As I've mentioned in previous articles, I'm not enormously fond of touchscreen gaming; I'm even less fond of virtual controls.. However, the market seems to be leaving me behind - I still harbor fond memories of my childhood, playing Wolfenstein 3D on a demo computer at my local Radio Shack, much to the annoyance of their all-important "everyone" demographic - and I fully expect to one day find myself a bitter, backwards old coot, griping to my many cats about how the iPad heralded the end of "real gaming." With the growing popularity of cellphone and tablet games - a recent Google survey found that 84% of tablet owner use their device for such frolic - and the steadily-growing power of portable hardware, it seems likely that Valve would at least dip their toe into the mobile market. Even if they were to introduce something along the lines of a "Steam Lite" application, one that would provide games suitable for the tech specs of iOS or Android devices, it seems like a worthwhile pursuit.
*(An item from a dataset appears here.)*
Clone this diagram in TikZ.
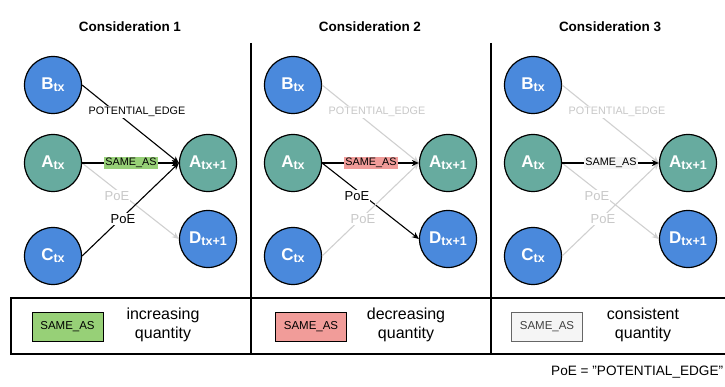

While it will be interesting to see how this all plays out, I'm not excited just yet. Despite being giddy at the prospect of seeing more sophisticated mobile games, the nightmare of implementation - virtual controls remain wholly unsuitable for playing PC-style games, especially with first-person shooters - feeds my skepticism. Certainly Valve could introduce some fresh, iOS/Android-friendly entries into the market, but unless one cares to bring a keyboard and mouse into the mix - thus negating the convenience of on-the-go gaming -- I doubt Valve will be able to tap into the "hardcore" niche, nor will it necessarily be their central goal.